Olvide que soy dama
“Olvide, si le es posible, que soy una dama y tenga presente que el talento y la belleza no tienen sexo”, le escribe alrededor de 1859 Eduarda Damasia Mansilla a Vicente Fidel López, en una carta que acompaña el manuscrito de Lucia Miranda. Insiste en que desea una opinión no complaciente y, para encorajinarlo, enumera las críticas efectuadas por el lector anterior: “La primera persona que leyó mi novela es quizá el único verdadero enemigo que tengo y tuvo a bien contar que las palabras Buena y Pobre estaban repetidas no sé cuantos cientos de veces (...) que más es narración que novela. Tal juicio, a decir verdad, acompañado de graciosas bullas, casi, casi me ha sido grato”.
En los últimos años, Mansilla fue revisitada desde los estudios de género en tanto “escritora mujer” privilegiada por su pertenencia de clase. Las relecturas más honestas convienen en que nunca cuadró con el estilo de las primeras feministas: no renegó del catolicismo ni del rol tradicional de la mujer madre, esposa, hija.

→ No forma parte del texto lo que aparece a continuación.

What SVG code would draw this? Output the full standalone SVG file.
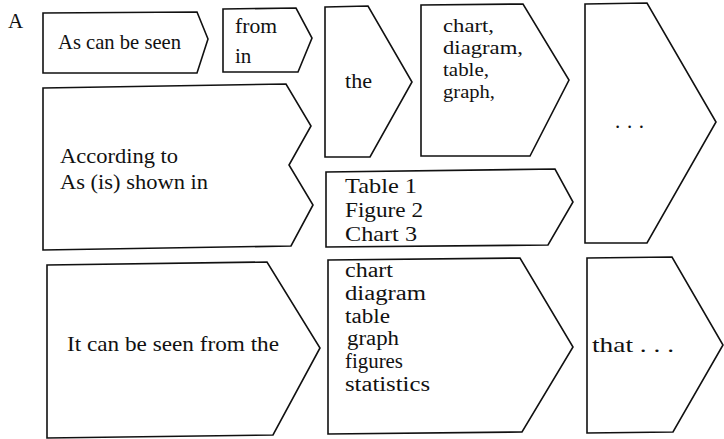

Esa distancia del prototipo anglo (por esos años crecía el movimiento sufragista en Inglaterra y se lanzaba en Estados Unidos la Declaración de Seneca Falls) añadida a la elección del propio territorio como base sobre la que asentar su escritura, la hacen inmanentemente argentina. Publicó con seudónimo masculino, pero mucho más con nombre propio, compuso música y, siendo sobrina de Rosas, se casó con un unitario del que decidió separase a los 45. Viajó continuamente con sus seis hijos y su pluma fue tan sobresaliente como para que Victor Hugo le escribiera: “Le debo horas cautivantes y buenas. Usted me ha mostrado un mundo desconocido”.
Mientras el mercado editorial insiste en encorsetar la literatura en nichos vinculados tanto a la sexualidad biológica como autopercibida, la autora de Pablo o la vida en las pampas habilita a soñar con la existencia de caminos divergentes para la emancipación artística.